→ **GIVEN REQUEST**
Which lines below hold the word "with"? Report each one.
* begin *
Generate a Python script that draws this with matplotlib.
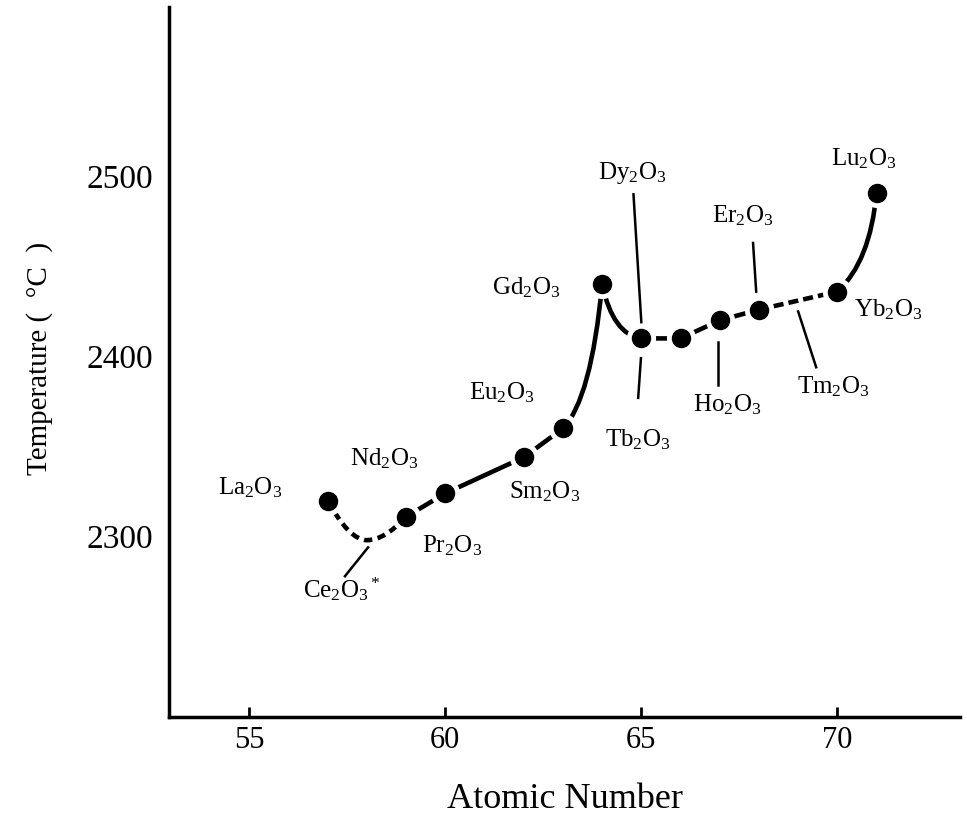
import matplotlib
matplotlib.use('Agg')
import matplotlib.pyplot as plt
from matplotlib.path import Path
from matplotlib.patches import PathPatch

plt.rcParams['font.family'] = ['Liberation Serif', 'DejaVu Serif']
plt.rcParams['mathtext.fontset'] = 'custom'
plt.rcParams['mathtext.rm'] = 'Liberation Serif'
plt.rcParams['mathtext.it'] = 'Liberation Serif:italic'

# melting points of the rare-earth sesquioxides (dots)
oxides = ['La', 'Pr', 'Nd', 'Sm', 'Eu', 'Gd', 'Tb', 'Dy', 'Ho', 'Er', 'Yb', 'Lu']
atomic_number = [57, 59, 60, 62, 63, 64, 65, 66, 67, 68, 70, 71]
melting_point = [2320, 2311, 2324, 2344, 2360, 2440, 2410, 2410, 2420, 2426, 2436, 2491]

# Ce2O3 has no measured dot, only the low point of the curve
ce_number = 58
ce_point = 2298

# label text position and optional leader line (x0, y0, x1, y1)
labels = {
    'La': (55.02, 2327, None),
    'Ce': (57.36, 2271, (58.03, 2294, 57.44, 2278)),
    'Pr': (60.17, 2295, None),
    'Nd': (58.44, 2343, None),
    'Sm': (62.54, 2325, None),
    'Eu': (61.45, 2380, None),
    'Gd': (62.06, 2438, None),
    'Tb': (64.92, 2354, (64.99, 2399, 64.92, 2377)),
    'Dy': (64.76, 2502, (64.80, 2490, 65.00, 2419)),
    'Ho': (67.19, 2373, (66.96, 2408, 66.96, 2384)),
    'Er': (67.59, 2478, (67.85, 2463, 67.93, 2436)),
    'Tm': (69.89, 2383, (69.00, 2425, 69.46, 2394)),
    'Yb': (71.29, 2426, None),
    'Lu': (70.68, 2510, None),
}

pt = dict(zip(oxides, zip(atomic_number, melting_point)))
ce = (ce_number, ce_point)

fig = plt.figure(figsize=(9.67, 8.3), dpi=100)
ax = fig.add_axes([0.1751, 0.1365, 0.8177, 0.8551])

LW = 3.3


def add_path(verts, codes, **kw):
    patch = PathPatch(Path(verts, codes), fill=False, lw=LW, color='black',
                      capstyle='butt', joinstyle='round', zorder=2, **kw)
    ax.add_patch(patch)


def ctrl(a, b, fx, fy):
    return (a[0] + fx * (b[0] - a[0]), a[1] + fy * (b[1] - a[1]))


M, L, C = Path.MOVETO, Path.LINETO, Path.CURVE3

# La -> Ce minimum -> Pr, short dashes
add_path([pt['La'], (ce[0] - 0.45, ce[1]), ce, (ce[0] + 0.45, ce[1]), pt['Pr']],
         [M, C, C, C, C], linestyle=(0, (1.8, 1.2)))

# Pr ... Er, broken by the gaps around the dots, with the Gd peak
add_path([pt['Pr'], pt['Nd'], pt['Sm'], pt['Eu'],
          ctrl(pt['Eu'], pt['Gd'], 0.72, 0.2), pt['Gd'],
          (pt['Gd'][0] + 0.28, pt['Tb'][1] + 2), pt['Tb'],
          pt['Dy'], pt['Ho'], pt['Er']],
         [M, L, L, L, C, C, C, C, L, L, L])

# Er -> Yb dashed
add_path([pt['Er'], pt['Yb']], [M, L], linestyle=(0, (2.2, 1.1)))

# Yb -> Lu upturn
add_path([pt['Yb'], ctrl(pt['Yb'], pt['Lu'], 0.84, 0.3), pt['Lu']], [M, C, C])

# white halo then black dot
ax.plot(atomic_number, melting_point, 'o', ms=20, color='white', zorder=3)
ax.plot(atomic_number, melting_point, 'o', ms=13, color='black', zorder=4)

for name, (tx, ty, leader) in labels.items():
    text = name + '$_2$O$_3$'
    if name == 'Ce':
        text += '$^*$'
    ax.text(tx, ty, text, fontsize=18, ha='center', va='center', zorder=5)
    if leader is not None:
        x0, y0, x1, y1 = leader
        ax.plot([x0, x1], [y0, y1], color='black', lw=1.8, zorder=1)

ax.set_xlim(52.96, 73.13)
ax.set_ylim(2200, 2594)
ax.set_xticks([55, 60, 65, 70])
ax.set_yticks([2300, 2400, 2500])
ax.tick_params(axis='x', direction='in', length=7, width=2, labelsize=22, pad=7)
ax.tick_params(axis='y', length=0, labelsize=24, pad=12)

for side in ['top', 'right']:
    ax.spines[side].set_visible(False)
for side in ['left', 'bottom']:
    ax.spines[side].set_linewidth(2.5)

ax.set_xlabel('Atomic Number', fontsize=26, va='center')
ax.xaxis.set_label_coords(0.5, -0.117)
ax.set_ylabel('Temperature (  °C  )', fontsize=21, va='center')
ax.yaxis.set_label_coords(-0.164, 0.505)

fig.savefig('out.png', dpi=100)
* end *
→ **RESULT FOR THIS TASK**
Generate a Python script that draws this with matplotlib.
# Pr ... Er, broken by the gaps around the dots, with the Gd peak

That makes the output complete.